### [RECORD EXTRACTS]
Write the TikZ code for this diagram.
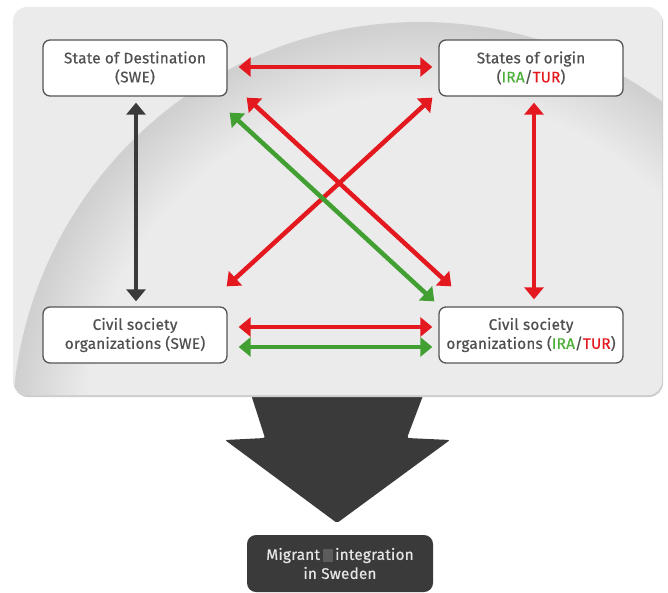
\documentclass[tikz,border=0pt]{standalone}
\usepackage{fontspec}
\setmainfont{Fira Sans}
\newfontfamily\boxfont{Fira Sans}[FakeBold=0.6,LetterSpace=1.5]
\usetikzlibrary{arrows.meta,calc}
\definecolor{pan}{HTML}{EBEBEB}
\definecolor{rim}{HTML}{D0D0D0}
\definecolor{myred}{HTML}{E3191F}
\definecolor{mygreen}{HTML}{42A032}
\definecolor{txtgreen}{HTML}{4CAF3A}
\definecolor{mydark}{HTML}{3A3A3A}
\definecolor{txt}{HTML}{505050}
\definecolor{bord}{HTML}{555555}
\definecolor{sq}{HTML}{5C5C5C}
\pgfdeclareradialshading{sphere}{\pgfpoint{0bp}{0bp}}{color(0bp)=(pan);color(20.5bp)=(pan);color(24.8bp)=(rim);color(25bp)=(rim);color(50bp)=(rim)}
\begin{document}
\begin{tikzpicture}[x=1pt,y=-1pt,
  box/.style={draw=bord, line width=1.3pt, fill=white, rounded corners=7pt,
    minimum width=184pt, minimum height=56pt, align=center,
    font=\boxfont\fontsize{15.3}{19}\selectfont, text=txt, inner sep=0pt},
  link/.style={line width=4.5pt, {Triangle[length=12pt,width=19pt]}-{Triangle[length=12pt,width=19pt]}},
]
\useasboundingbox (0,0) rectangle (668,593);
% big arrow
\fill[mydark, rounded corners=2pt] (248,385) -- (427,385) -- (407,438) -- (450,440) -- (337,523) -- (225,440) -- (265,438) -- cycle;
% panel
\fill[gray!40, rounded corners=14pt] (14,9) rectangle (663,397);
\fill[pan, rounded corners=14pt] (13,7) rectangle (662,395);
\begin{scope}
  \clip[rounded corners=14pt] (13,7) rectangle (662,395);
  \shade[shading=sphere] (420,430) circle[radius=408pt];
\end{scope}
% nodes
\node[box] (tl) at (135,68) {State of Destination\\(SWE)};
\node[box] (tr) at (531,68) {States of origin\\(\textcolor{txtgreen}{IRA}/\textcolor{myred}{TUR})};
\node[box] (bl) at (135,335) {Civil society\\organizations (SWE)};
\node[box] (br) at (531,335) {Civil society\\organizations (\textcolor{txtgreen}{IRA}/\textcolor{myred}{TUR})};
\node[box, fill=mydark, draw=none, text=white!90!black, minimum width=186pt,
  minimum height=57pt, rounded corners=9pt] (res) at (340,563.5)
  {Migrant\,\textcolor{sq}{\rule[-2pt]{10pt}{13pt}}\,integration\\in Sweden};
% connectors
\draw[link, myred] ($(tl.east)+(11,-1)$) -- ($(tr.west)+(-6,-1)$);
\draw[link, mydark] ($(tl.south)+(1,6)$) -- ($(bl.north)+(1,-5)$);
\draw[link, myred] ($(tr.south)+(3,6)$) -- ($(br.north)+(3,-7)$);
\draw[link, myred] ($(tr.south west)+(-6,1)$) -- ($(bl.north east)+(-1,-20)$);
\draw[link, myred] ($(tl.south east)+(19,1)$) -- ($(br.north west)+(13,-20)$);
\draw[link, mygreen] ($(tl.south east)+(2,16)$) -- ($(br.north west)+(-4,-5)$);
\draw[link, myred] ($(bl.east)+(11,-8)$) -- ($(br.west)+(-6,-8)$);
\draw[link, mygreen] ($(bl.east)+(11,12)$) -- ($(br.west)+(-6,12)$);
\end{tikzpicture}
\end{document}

* * *

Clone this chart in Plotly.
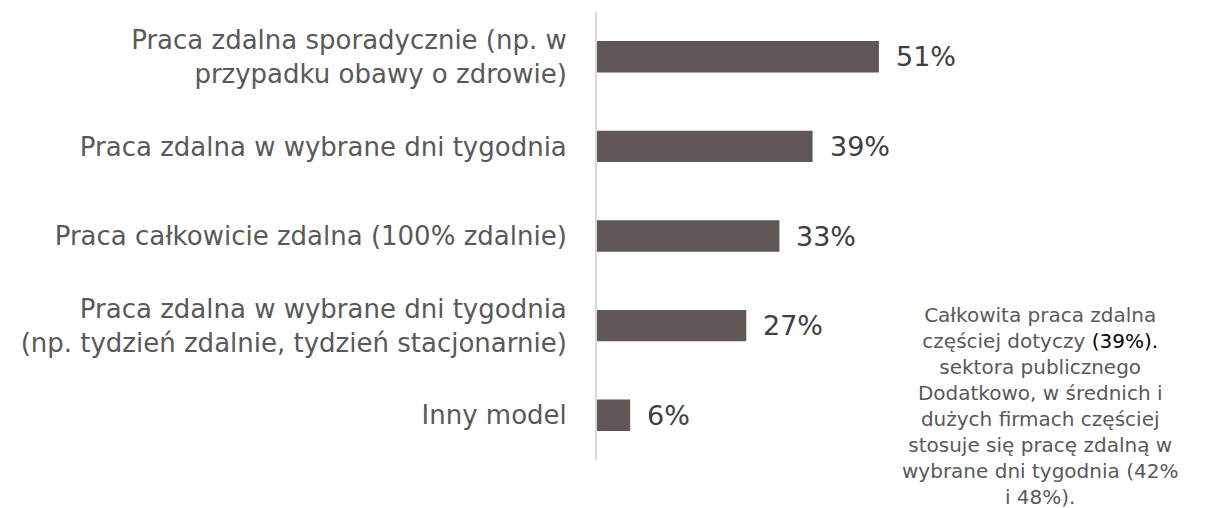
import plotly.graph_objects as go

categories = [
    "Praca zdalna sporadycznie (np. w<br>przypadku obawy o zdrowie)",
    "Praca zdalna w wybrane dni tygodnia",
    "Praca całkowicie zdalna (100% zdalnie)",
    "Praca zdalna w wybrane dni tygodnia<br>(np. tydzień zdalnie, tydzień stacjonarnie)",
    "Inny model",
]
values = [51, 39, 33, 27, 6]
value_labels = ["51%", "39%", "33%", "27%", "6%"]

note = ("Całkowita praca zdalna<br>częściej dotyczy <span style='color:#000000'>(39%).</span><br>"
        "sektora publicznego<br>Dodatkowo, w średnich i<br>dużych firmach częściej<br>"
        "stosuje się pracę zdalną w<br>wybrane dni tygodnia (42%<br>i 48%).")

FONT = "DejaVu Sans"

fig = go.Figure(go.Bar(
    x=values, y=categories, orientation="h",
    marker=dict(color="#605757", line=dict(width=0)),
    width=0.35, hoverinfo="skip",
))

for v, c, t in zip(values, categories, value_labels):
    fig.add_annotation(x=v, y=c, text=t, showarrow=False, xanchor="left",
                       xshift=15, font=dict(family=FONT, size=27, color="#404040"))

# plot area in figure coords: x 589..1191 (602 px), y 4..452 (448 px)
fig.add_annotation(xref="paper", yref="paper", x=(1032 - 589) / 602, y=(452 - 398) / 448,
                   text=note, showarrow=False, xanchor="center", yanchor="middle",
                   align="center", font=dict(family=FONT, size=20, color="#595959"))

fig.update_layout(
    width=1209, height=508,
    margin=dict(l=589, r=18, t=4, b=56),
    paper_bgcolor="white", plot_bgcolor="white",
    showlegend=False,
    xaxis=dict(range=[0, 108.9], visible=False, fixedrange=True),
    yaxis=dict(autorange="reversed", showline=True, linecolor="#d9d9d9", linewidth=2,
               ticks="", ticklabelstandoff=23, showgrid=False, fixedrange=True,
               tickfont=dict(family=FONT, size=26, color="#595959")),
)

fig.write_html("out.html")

--

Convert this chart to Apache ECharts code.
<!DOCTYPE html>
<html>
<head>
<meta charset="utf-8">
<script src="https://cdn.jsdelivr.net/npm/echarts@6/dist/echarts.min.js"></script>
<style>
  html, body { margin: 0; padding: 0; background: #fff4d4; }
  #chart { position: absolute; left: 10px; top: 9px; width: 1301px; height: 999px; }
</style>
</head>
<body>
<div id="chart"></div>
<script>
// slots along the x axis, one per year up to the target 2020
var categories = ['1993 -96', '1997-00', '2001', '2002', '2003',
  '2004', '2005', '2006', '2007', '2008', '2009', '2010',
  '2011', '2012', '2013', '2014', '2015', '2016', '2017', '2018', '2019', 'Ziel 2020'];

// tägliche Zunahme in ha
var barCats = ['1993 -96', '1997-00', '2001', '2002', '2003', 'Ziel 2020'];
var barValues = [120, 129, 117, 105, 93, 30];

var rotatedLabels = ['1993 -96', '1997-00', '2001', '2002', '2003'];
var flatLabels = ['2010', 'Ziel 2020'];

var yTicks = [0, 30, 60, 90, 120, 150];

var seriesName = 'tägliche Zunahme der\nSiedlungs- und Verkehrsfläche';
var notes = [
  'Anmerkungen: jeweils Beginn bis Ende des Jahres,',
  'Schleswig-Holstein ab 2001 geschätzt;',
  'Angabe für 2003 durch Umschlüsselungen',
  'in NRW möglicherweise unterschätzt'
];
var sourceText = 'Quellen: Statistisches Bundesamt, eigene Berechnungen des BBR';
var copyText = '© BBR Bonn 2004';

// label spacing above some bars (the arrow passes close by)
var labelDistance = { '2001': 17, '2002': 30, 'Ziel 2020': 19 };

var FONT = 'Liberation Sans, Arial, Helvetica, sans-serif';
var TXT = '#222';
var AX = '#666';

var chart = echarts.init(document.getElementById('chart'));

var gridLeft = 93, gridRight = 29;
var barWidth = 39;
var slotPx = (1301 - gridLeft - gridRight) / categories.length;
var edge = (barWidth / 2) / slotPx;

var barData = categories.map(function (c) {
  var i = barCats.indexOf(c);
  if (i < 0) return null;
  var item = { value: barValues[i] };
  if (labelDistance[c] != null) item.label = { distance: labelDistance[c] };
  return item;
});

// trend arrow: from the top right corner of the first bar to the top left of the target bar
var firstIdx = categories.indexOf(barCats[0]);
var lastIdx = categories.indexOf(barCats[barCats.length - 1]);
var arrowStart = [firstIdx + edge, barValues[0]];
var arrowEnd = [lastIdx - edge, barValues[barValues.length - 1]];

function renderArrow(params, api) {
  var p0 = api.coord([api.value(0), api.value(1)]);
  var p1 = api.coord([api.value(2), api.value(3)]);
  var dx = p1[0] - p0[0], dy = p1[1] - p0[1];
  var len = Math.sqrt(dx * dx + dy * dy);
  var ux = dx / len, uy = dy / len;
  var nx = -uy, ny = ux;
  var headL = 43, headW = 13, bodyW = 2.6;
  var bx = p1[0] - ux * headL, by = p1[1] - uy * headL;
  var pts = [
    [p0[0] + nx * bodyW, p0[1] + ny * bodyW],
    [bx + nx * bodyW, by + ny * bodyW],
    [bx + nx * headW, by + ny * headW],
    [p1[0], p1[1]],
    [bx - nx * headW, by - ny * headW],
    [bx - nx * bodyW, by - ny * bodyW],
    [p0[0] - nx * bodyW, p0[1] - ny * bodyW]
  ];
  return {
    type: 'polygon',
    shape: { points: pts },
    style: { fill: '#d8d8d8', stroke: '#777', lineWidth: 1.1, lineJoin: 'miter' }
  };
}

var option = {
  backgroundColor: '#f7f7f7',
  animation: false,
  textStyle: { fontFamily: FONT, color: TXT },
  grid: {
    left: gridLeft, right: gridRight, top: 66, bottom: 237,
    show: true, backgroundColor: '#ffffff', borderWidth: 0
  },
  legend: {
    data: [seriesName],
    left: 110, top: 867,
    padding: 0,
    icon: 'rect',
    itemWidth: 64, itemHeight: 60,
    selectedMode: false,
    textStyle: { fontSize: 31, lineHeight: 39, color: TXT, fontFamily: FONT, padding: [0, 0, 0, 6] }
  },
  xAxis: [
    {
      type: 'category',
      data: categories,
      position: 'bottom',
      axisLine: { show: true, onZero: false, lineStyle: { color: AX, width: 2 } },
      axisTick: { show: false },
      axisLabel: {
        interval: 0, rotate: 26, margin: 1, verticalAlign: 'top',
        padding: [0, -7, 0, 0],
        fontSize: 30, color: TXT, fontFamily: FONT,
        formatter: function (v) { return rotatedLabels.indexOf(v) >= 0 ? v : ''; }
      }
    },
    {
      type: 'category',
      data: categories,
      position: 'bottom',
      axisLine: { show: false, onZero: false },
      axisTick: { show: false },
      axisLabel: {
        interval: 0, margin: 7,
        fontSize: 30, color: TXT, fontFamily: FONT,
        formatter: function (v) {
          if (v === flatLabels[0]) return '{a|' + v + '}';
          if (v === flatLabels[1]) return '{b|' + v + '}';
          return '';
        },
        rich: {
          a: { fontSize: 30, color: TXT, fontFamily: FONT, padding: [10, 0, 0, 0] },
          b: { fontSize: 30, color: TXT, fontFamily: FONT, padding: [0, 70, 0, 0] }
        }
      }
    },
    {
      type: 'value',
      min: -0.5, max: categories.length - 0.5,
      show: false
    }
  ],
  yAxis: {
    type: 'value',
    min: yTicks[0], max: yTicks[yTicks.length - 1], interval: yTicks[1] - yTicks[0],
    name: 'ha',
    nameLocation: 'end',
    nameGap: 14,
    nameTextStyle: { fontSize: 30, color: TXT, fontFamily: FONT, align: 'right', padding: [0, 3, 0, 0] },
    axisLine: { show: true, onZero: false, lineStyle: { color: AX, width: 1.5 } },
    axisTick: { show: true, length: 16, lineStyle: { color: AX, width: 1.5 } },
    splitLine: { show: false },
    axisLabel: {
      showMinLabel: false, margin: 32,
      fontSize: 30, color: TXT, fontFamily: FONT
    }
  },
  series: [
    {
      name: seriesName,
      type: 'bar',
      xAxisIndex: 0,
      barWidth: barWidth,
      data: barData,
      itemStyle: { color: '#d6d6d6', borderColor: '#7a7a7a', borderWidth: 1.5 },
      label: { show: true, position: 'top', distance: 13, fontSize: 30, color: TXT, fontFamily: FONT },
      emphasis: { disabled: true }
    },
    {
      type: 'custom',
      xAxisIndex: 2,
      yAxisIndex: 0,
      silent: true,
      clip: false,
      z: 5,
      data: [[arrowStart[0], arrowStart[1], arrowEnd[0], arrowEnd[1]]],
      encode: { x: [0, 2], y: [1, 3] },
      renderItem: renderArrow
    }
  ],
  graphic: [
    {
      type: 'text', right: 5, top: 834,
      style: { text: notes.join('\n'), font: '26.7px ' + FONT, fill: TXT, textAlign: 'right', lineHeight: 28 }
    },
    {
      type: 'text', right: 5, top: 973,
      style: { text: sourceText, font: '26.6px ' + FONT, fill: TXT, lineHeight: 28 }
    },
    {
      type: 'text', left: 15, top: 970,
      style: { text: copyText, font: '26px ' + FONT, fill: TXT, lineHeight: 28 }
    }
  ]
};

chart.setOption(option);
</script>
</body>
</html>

### [SHORT TASK]
Take every line from the records above that has the word "this" and copy it.

### [RESPONSE TO THE EXERCISE]
Write the TikZ code for this diagram.
Clone this chart in Plotly.
Convert this chart to Apache ECharts code.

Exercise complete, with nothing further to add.